Ebenfalls seit 2016 organisiert Holler zusammen mit der Beat Baracke regelmäßig die Dichterwettstreite. Schon der erste Slam, den er mit dem Jugendhausverein veranstaltet hat, hatte eine gute Resonanz. In der Beat Baracke gebe es zwei Räume. Jetzt stehe für die Poetry Slams der große Saal zur Verfügung. Das sei wie im Theater und fände noch mehr Anklang, berichtet der Slam-Experte.

Werner Holler lernte als Kind beim Musikverein Lyra in Eltingen das Tenorhorn, als 14-Jähriger stieg er dort aus, um Rock’n’Roller zu werden. Bei drei Bands war er Schlagzeuger, so beispielsweise bei der in den 1990er Jahren gegründeten Rutesheimr Coverband „Brown Sugar“. Als junger Mann war er einer der Vorbereiter des Warmbronner Open Air, später veranstaltete er rund 150 Events im Rock Club LKA in Stuttgart.

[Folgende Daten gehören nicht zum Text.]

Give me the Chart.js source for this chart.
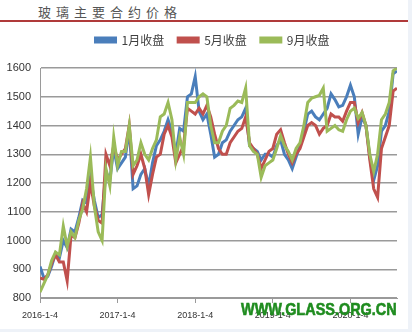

Werner Holler, der vom Alter her bald in Rente gehen könnte, betont: „Ich mache weiter, so lange ich Bock habe.“ Fit hält er sich durch Sport, den er zwei bis drei Mal die Woche treibt. Er sei in seinem Hauptberuf immer noch gefragt. Das hält ihm den Rücken frei, denn: „Mit Kleinkunst kann man heute kein Geld verdienen.“

Termine Das nächste Event in der Beat Baracke Leonberg ist heute, um 20 Uhr, Einlass ist 19.30 Uhr. Karten gibt es zu 13 oder zu 8 Euro an der Abendkasse sowie online bei Eventim.de. Am 30. Juli gibt es beim Warmbronner Open Air um 12 Uhr ein Poetry Open. Slammer und Slammerinnen sowie Liedermacher sind beim „Weiler Strandsommer“ in Weil der Stadt am 30. Juli, um 18 Uhr. Im Bauernhausmuseum Gebersheim ist am 5. August, um 19.30 Uhr, ein Dichterwettstreit geplant.